Designing a course from scratch can be a tricky business- mainly because there are so many different ideas out there. So how did I go about it? Well, first off, I decided I wanted the starter to contain mushrooms as the main idea. Mushrooms are highly underrated, especially as most people only have tried the boring varieties you can find in supermarkets. Furthermore, I think they are a great Christmas flavour, work as a starter before turkey, and pair well with wine.

Next, I had to figure out how to serve them. I remembered my mushroom picking trip in Denmark, and the mushroomy meal we had. One of the courses that stood out to me was some mushroom tartlets- simply mushrooms in pastry with sauce, but since the flavours were brilliant, it worked really well. Mushroom tartlets it was.

Then to decide what other flavours to go with the mushroom tartlets- which meant a trip to a book I often use for designing courses: The Flavour Thesaurus. This book simply lists flavours that go well with other flavours. For mushrooms, you have suggested flavours like anise, apricot, asparagus, bacon, beef, chestnut, dill, egg, and so on. For the mushroom tartlets, I originally got intrigued by ‘blue cheese’, thinking of something like ‘mushrooms on Gorgonzola polenta tartlets’, but blue cheese is not the favourite of Mrs. Oxfood. After considering a few more flavours, I settled on scallops, chestnut, bacon, and mushroom tartlets. Very seasonal, I thought.

Now that I had decided what to do, it was time to do a practice run. I was going to make the tartlets out of puff pastry, but didn’t know whether or not to trim the pastry before or after cooking- I’d only made shortcrust pastry tartlets before. So in the practice run I did one tartlet trimmed, one untrimmed. The untrimmed tartlet puffed everywhere, and it was very hard to get the pastry out of the tartlet case. Trimmed tartlets it was. A practice run can help you get various presentation things right, as well as knowledge on how long various cooking tasks take, what can be easily cooked beforehand, or how thick to make a sauce. Your dinner that evening might not be as nice as it could be, but you’ll get the dish right when you have to make it for real.

The tartlets went down very well (as well as very quickly). I paired them with a pinot noir from Burgundy, which has with it lots of earthy and “sous-bois” (under-wood) flavours. Pinot noir is also an acidic wine, so could cut through the creamy mushroom sauce. An obvious, but very enjoyable pairing. Overall a great starter, which followed a lovely Christmas lunch- but I’ll make this recipe again.
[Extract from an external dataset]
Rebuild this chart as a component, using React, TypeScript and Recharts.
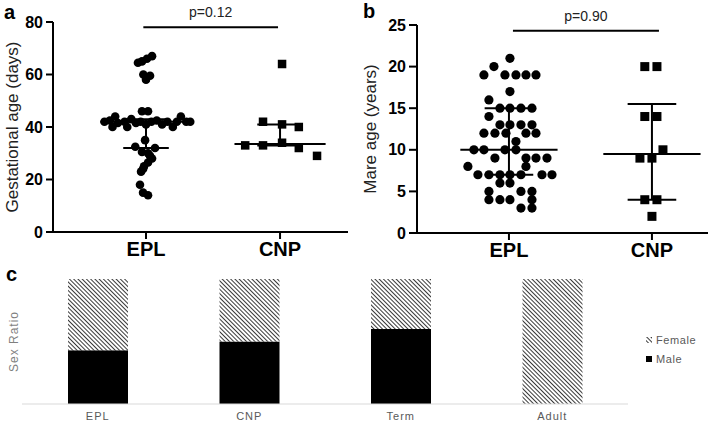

Porcini, Chestnut and Scallop Tartlets

Porcini, Bacon, Chestnut, and Scallop Tartlets

Serves 8. You’ll need mini tartlet tins for this, they are a good investment for starters. A muslin is also useful for passing the porcini mushrooms through. I used ready-made puff pastry, just because of the time constraints, but it’s worth having a go at your own.

50g dried porcini mushrooms (porcini mushrooms are also known as ceps)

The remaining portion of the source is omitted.